━━ Recorded information

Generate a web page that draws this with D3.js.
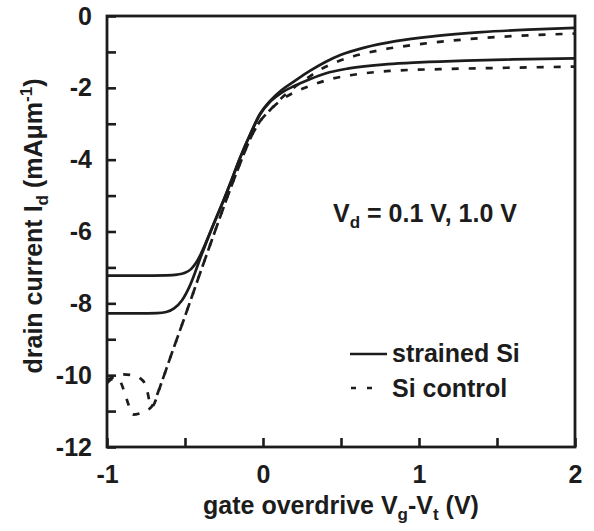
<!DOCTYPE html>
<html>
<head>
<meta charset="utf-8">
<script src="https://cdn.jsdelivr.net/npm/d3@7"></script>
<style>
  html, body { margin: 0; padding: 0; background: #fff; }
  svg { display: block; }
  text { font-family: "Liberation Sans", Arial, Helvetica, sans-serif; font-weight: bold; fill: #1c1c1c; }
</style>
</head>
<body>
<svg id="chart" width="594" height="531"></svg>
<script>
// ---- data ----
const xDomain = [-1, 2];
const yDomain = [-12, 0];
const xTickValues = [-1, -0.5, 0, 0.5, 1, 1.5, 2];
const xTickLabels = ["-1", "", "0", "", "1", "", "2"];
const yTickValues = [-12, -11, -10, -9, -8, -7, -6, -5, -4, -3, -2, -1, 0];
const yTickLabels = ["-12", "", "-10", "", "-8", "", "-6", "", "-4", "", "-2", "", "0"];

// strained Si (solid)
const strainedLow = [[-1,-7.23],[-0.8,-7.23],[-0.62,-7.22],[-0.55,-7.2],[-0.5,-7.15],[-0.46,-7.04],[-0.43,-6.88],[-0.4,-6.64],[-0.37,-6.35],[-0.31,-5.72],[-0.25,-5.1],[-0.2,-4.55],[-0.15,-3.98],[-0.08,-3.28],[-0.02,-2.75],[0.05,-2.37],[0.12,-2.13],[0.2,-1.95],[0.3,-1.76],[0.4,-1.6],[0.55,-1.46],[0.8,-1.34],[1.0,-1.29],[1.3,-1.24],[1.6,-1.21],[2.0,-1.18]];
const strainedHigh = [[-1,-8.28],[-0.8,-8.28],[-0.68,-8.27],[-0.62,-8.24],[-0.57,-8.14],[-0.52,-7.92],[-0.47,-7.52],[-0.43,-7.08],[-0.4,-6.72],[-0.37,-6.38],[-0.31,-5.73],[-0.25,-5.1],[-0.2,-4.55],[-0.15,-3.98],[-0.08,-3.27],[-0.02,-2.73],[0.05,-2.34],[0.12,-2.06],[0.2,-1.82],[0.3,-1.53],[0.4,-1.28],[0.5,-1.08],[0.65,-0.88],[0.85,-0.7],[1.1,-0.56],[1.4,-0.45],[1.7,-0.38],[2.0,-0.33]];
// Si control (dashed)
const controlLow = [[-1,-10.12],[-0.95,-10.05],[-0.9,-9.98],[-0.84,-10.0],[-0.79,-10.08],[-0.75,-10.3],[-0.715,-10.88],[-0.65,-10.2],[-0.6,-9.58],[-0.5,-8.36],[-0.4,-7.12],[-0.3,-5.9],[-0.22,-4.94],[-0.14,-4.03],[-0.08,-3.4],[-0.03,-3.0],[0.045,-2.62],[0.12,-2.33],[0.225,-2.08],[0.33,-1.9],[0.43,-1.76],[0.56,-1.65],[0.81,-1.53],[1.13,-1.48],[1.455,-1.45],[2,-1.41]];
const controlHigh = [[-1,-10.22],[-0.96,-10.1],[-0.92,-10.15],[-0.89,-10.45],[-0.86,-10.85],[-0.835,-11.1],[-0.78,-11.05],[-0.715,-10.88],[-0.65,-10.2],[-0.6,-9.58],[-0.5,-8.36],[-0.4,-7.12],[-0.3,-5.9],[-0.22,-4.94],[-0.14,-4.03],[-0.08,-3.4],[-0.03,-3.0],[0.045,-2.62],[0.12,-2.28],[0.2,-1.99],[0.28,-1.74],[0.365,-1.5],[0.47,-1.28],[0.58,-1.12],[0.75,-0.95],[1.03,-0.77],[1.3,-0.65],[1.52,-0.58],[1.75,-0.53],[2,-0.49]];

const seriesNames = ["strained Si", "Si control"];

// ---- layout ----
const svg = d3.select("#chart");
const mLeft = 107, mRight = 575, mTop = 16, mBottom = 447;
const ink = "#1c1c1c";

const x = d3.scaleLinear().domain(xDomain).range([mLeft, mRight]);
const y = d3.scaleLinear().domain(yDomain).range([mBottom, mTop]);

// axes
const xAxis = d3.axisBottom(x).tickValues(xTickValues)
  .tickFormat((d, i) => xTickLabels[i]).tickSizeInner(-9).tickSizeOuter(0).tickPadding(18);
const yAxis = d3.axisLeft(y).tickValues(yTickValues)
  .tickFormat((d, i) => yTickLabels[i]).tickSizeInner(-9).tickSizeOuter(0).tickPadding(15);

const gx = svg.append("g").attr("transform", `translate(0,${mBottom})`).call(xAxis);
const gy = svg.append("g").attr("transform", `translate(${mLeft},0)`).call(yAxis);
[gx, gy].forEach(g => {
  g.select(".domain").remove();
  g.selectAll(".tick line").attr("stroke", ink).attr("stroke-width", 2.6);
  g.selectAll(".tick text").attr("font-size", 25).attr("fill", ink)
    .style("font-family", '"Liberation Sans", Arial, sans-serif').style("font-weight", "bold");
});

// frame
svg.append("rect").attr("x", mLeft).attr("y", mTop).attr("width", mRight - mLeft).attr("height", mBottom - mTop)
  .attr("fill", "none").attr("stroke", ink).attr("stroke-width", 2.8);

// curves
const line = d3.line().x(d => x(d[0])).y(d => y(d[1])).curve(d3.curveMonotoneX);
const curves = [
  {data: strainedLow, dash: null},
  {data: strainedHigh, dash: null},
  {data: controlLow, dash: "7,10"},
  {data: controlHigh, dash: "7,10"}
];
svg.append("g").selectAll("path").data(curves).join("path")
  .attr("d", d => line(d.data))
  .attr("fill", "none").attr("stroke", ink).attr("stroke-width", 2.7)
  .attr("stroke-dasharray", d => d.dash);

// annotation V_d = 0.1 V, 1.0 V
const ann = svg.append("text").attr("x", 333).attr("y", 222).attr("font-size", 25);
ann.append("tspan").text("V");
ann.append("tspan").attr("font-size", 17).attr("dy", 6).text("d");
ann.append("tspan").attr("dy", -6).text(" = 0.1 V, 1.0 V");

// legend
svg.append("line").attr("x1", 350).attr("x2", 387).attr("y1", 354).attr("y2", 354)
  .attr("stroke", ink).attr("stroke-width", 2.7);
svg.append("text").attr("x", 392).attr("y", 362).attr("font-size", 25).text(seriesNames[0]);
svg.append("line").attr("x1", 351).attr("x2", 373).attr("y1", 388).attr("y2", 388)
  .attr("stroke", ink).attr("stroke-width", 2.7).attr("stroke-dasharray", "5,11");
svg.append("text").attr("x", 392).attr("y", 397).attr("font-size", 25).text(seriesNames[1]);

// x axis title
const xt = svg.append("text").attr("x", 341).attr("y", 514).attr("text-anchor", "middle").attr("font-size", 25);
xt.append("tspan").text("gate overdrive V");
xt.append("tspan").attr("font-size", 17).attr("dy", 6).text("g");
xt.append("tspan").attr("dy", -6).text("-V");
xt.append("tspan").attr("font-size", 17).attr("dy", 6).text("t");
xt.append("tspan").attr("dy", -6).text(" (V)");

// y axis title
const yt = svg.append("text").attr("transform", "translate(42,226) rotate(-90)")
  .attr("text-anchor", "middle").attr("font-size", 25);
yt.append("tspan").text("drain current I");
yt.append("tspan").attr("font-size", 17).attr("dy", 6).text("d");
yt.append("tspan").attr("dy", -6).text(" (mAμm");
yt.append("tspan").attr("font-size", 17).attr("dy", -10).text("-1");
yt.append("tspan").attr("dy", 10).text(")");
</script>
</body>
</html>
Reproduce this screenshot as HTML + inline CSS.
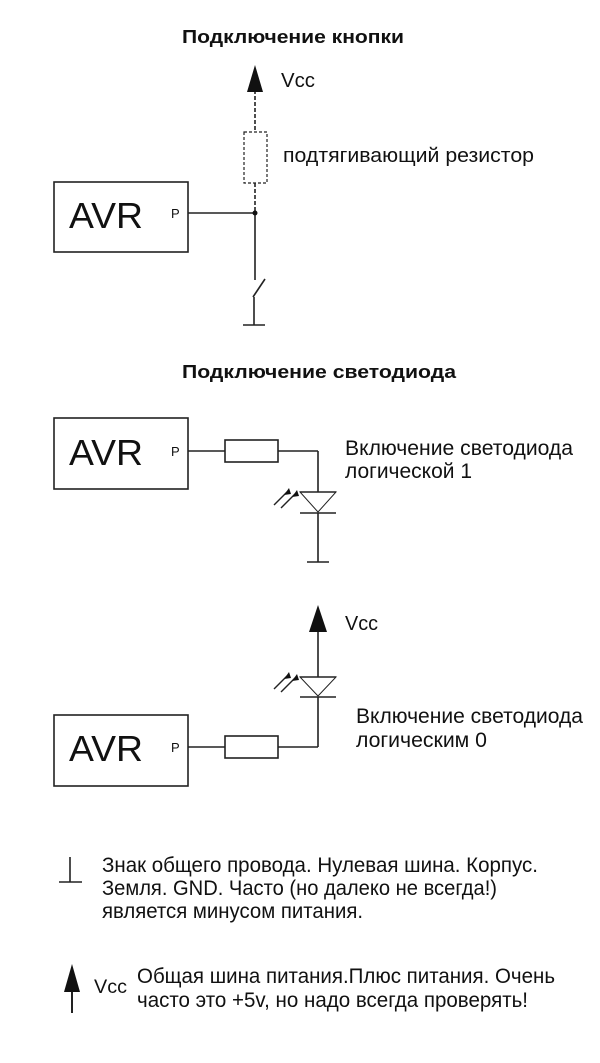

━━━━

• Given exercise:
Make an exact copy of the whole listing, but don't bring over any pictures.

• Full answer:
Generate a web page that draws this with D3.js.
<!DOCTYPE html>
<html>
<head>
<meta charset="utf-8">
<script src="https://cdn.jsdelivr.net/npm/d3@7"></script>
<style>
  html, body { margin: 0; padding: 0; background: #fff; }
  svg { display: block; }
  text { font-family: "Liberation Sans", Arial, Helvetica, sans-serif; font-weight: bold; fill: #1c1c1c; }
</style>
</head>
<body>
<svg id="chart" width="594" height="531"></svg>
<script>
// ---- data ----
const xDomain = [-1, 2];
const yDomain = [-12, 0];
const xTickValues = [-1, -0.5, 0, 0.5, 1, 1.5, 2];
const xTickLabels = ["-1", "", "0", "", "1", "", "2"];
const yTickValues = [-12, -11, -10, -9, -8, -7, -6, -5, -4, -3, -2, -1, 0];
const yTickLabels = ["-12", "", "-10", "", "-8", "", "-6", "", "-4", "", "-2", "", "0"];

// strained Si (solid)
const strainedLow = [[-1,-7.23],[-0.8,-7.23],[-0.62,-7.22],[-0.55,-7.2],[-0.5,-7.15],[-0.46,-7.04],[-0.43,-6.88],[-0.4,-6.64],[-0.37,-6.35],[-0.31,-5.72],[-0.25,-5.1],[-0.2,-4.55],[-0.15,-3.98],[-0.08,-3.28],[-0.02,-2.75],[0.05,-2.37],[0.12,-2.13],[0.2,-1.95],[0.3,-1.76],[0.4,-1.6],[0.55,-1.46],[0.8,-1.34],[1.0,-1.29],[1.3,-1.24],[1.6,-1.21],[2.0,-1.18]];
const strainedHigh = [[-1,-8.28],[-0.8,-8.28],[-0.68,-8.27],[-0.62,-8.24],[-0.57,-8.14],[-0.52,-7.92],[-0.47,-7.52],[-0.43,-7.08],[-0.4,-6.72],[-0.37,-6.38],[-0.31,-5.73],[-0.25,-5.1],[-0.2,-4.55],[-0.15,-3.98],[-0.08,-3.27],[-0.02,-2.73],[0.05,-2.34],[0.12,-2.06],[0.2,-1.82],[0.3,-1.53],[0.4,-1.28],[0.5,-1.08],[0.65,-0.88],[0.85,-0.7],[1.1,-0.56],[1.4,-0.45],[1.7,-0.38],[2.0,-0.33]];
// Si control (dashed)
const controlLow = [[-1,-10.12],[-0.95,-10.05],[-0.9,-9.98],[-0.84,-10.0],[-0.79,-10.08],[-0.75,-10.3],[-0.715,-10.88],[-0.65,-10.2],[-0.6,-9.58],[-0.5,-8.36],[-0.4,-7.12],[-0.3,-5.9],[-0.22,-4.94],[-0.14,-4.03],[-0.08,-3.4],[-0.03,-3.0],[0.045,-2.62],[0.12,-2.33],[0.225,-2.08],[0.33,-1.9],[0.43,-1.76],[0.56,-1.65],[0.81,-1.53],[1.13,-1.48],[1.455,-1.45],[2,-1.41]];
const controlHigh = [[-1,-10.22],[-0.96,-10.1],[-0.92,-10.15],[-0.89,-10.45],[-0.86,-10.85],[-0.835,-11.1],[-0.78,-11.05],[-0.715,-10.88],[-0.65,-10.2],[-0.6,-9.58],[-0.5,-8.36],[-0.4,-7.12],[-0.3,-5.9],[-0.22,-4.94],[-0.14,-4.03],[-0.08,-3.4],[-0.03,-3.0],[0.045,-2.62],[0.12,-2.28],[0.2,-1.99],[0.28,-1.74],[0.365,-1.5],[0.47,-1.28],[0.58,-1.12],[0.75,-0.95],[1.03,-0.77],[1.3,-0.65],[1.52,-0.58],[1.75,-0.53],[2,-0.49]];

const seriesNames = ["strained Si", "Si control"];

// ---- layout ----
const svg = d3.select("#chart");
const mLeft = 107, mRight = 575, mTop = 16, mBottom = 447;
const ink = "#1c1c1c";

const x = d3.scaleLinear().domain(xDomain).range([mLeft, mRight]);
const y = d3.scaleLinear().domain(yDomain).range([mBottom, mTop]);

// axes
const xAxis = d3.axisBottom(x).tickValues(xTickValues)
  .tickFormat((d, i) => xTickLabels[i]).tickSizeInner(-9).tickSizeOuter(0).tickPadding(18);
const yAxis = d3.axisLeft(y).tickValues(yTickValues)
  .tickFormat((d, i) => yTickLabels[i]).tickSizeInner(-9).tickSizeOuter(0).tickPadding(15);

const gx = svg.append("g").attr("transform", `translate(0,${mBottom})`).call(xAxis);
const gy = svg.append("g").attr("transform", `translate(${mLeft},0)`).call(yAxis);
[gx, gy].forEach(g => {
  g.select(".domain").remove();
  g.selectAll(".tick line").attr("stroke", ink).attr("stroke-width", 2.6);
  g.selectAll(".tick text").attr("font-size", 25).attr("fill", ink)
    .style("font-family", '"Liberation Sans", Arial, sans-serif').style("font-weight", "bold");
});

// frame
svg.append("rect").attr("x", mLeft).attr("y", mTop).attr("width", mRight - mLeft).attr("height", mBottom - mTop)
  .attr("fill", "none").attr("stroke", ink).attr("stroke-width", 2.8);

// curves
const line = d3.line().x(d => x(d[0])).y(d => y(d[1])).curve(d3.curveMonotoneX);
const curves = [
  {data: strainedLow, dash: null},
  {data: strainedHigh, dash: null},
  {data: controlLow, dash: "7,10"},
  {data: controlHigh, dash: "7,10"}
];
svg.append("g").selectAll("path").data(curves).join("path")
  .attr("d", d => line(d.data))
  .attr("fill", "none").attr("stroke", ink).attr("stroke-width", 2.7)
  .attr("stroke-dasharray", d => d.dash);

// annotation V_d = 0.1 V, 1.0 V
const ann = svg.append("text").attr("x", 333).attr("y", 222).attr("font-size", 25);
ann.append("tspan").text("V");
ann.append("tspan").attr("font-size", 17).attr("dy", 6).text("d");
ann.append("tspan").attr("dy", -6).text(" = 0.1 V, 1.0 V");

// legend
svg.append("line").attr("x1", 350).attr("x2", 387).attr("y1", 354).attr("y2", 354)
  .attr("stroke", ink).attr("stroke-width", 2.7);
svg.append("text").attr("x", 392).attr("y", 362).attr("font-size", 25).text(seriesNames[0]);
svg.append("line").attr("x1", 351).attr("x2", 373).attr("y1", 388).attr("y2", 388)
  .attr("stroke", ink).attr("stroke-width", 2.7).attr("stroke-dasharray", "5,11");
svg.append("text").attr("x", 392).attr("y", 397).attr("font-size", 25).text(seriesNames[1]);

// x axis title
const xt = svg.append("text").attr("x", 341).attr("y", 514).attr("text-anchor", "middle").attr("font-size", 25);
xt.append("tspan").text("gate overdrive V");
xt.append("tspan").attr("font-size", 17).attr("dy", 6).text("g");
xt.append("tspan").attr("dy", -6).text("-V");
xt.append("tspan").attr("font-size", 17).attr("dy", 6).text("t");
xt.append("tspan").attr("dy", -6).text(" (V)");

// y axis title
const yt = svg.append("text").attr("transform", "translate(42,226) rotate(-90)")
  .attr("text-anchor", "middle").attr("font-size", 25);
yt.append("tspan").text("drain current I");
yt.append("tspan").attr("font-size", 17).attr("dy", 6).text("d");
yt.append("tspan").attr("dy", -6).text(" (mAμm");
yt.append("tspan").attr("font-size", 17).attr("dy", -10).text("-1");
yt.append("tspan").attr("dy", 10).text(")");
</script>
</body>
</html>
Reproduce this screenshot as HTML + inline CSS.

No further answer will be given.